BenefitsLink experts--I just ran across an article regarding this topic, and searched and found this discussion.

I work for a small TPA firm. We draft our own pre-approved documents. This issue did NOT come up during the review of our defined contribution document last year before it was approved by the IRS. We were not instructed to add any statement (as referenced in Mr. Watson's discussion above) to our approved Adoption Agreement regarding the matching contribution formulas. 

Now that I have reviewed this issue more closely, I'm wondering if our discretionary match formulas fall into the "flexible" category when the employer has the discretion to declare the portion of employee contributions which will be matched. 

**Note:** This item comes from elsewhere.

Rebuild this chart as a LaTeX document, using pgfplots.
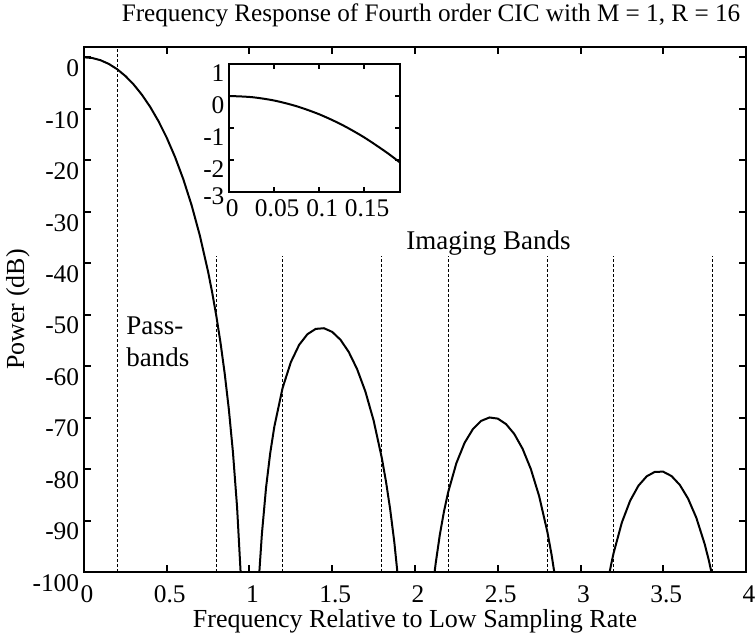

Our Adoption Agreement requires that the following selections be made for each match:

1.  match rate--(a) declared by employer each year or (b) stated rate

2.  whether the formula will include tiers

3.  what portion of employee contributions at each tier which will be matched--either (a) declared by employer each year or (b) stated percentage or stated dollar amount

4.  whether there is a minimum and/or maximum match per participant--specified as (a) none, (b) stated dollar amount, or (c) stated percentage of compensation

5.  calculation period--(a) payroll, (b) monthly,(c) quarterly, (d) semi-annual, or (e) annual

6.  true-up at year end--(a) yes or (b) no

Our pre-approved Adoption Agreement also permits the Plan to have 3 separate matches (we call them "levels"), which can cover different groups of employees. So, if the employer wants to have a different match for a group of employees, that group has to be covered in a separate match level from the other participants.

Do you agree that the match formula is "flexible" if the Adoption Agreement selection gives the employer the discretion to declare the portion of employee contributions at each tier which will be matched?